A succession of emotions slaps through Leah's face like the shuffling of greasy, grimy playing cards. "We all know people we'd like to knock out. Ha. I'm making a joke again."
"Really?" Scott is incorrigible, but serious.
"Sure," Leah breezes on a grin. "I'm joking. This is me joking. Do you like it?"
A beat, a pause, and Scott attempts a grin of his own. "Sure."
"Because you like me," Leah prompts, prooompts.
"That's always part of it," Scott accedes readily.
Leah continues, "And you like jokes. Right?"
"Certainly, although I apparently have odd tastes."
Smiling, she reminds him, "You do like me. Odd, right there. We're odd ducks. The pair of us."
"Why is that odd?" Scott tilts his head, very slightly.
The easiness falters. "Because I'm a professional bigot?"
"Are you, now?" Neutrality, safety, merely requesting clarification of information.
Leah thins her lips. "So people like to say about me. I'm a conservative who writes conservatively about mutant affairs. Not that popular in this town sometimes."
"Hardly the same as a professional bigot. Unless /you/ think so." Again with the unusual emphasis, quiet expression.
Leah eats the last crescent of her gnawed onion ring. "...Means I'd get paid to write bigoted things," she says, attempting fine, clinical remove. "Who'd ever do that to a reporter?"
Behind the glasses, Scott's eyes focus intense. "Is someone doing that to you?"
"No."
"So you're not a professional bigot, right?"
"Right."
Scott leans back. "Well, then. Just a conservative."

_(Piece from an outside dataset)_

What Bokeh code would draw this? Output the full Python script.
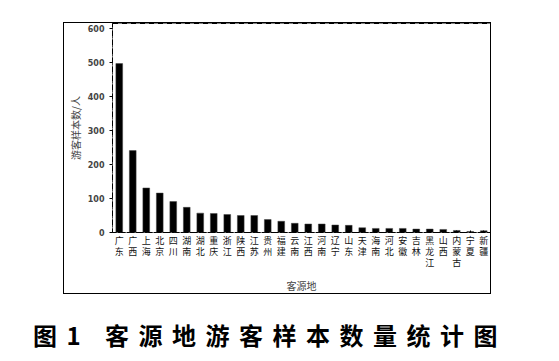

"Are you?" Leah asks without looking up from her burger.
"On most issues."
Leah nods. "No one's a hundred-percent anything. I've voted liberal before, myself. Depends ... depends." With a sigh, she rests her hand against a propped fist. "Shades of grey -- they make me nervous sometimes."
"It would be easier if they didn't exist. However," Scott says slowly, and folds his hands in his lap.
"World's not an easy place. Not supposed to be, either," Leah adds. "My parish priest always said that, growing up. Life's tough, but that's what makes it worth the trouble."
"I suppose it would be very boring if it were easy. Could do it in our sleep." Scott eyes the onions darkly.
Leah has abandoned her food to indifference and entropy. "Sleep's good. I should probably get some -- sorry, Scott. It's been a rough week, I guess."
"I'm getting that impression." Smile damps down to partial. "Go get some rest."
Leah smiles back and slides out of the booth. A twenty goes on the table (bit crumpled, but good honest money all the same!), and then her hand does, as she leans over to kiss his cheek. "Thanks," she says. "Just ... thanks."
Scott tilts his head, and behind the glasses, the eyes slide to mark the motion. "You're welcome, Leah. Any time."
"We'll see," she says again, sadly, and then she walks away.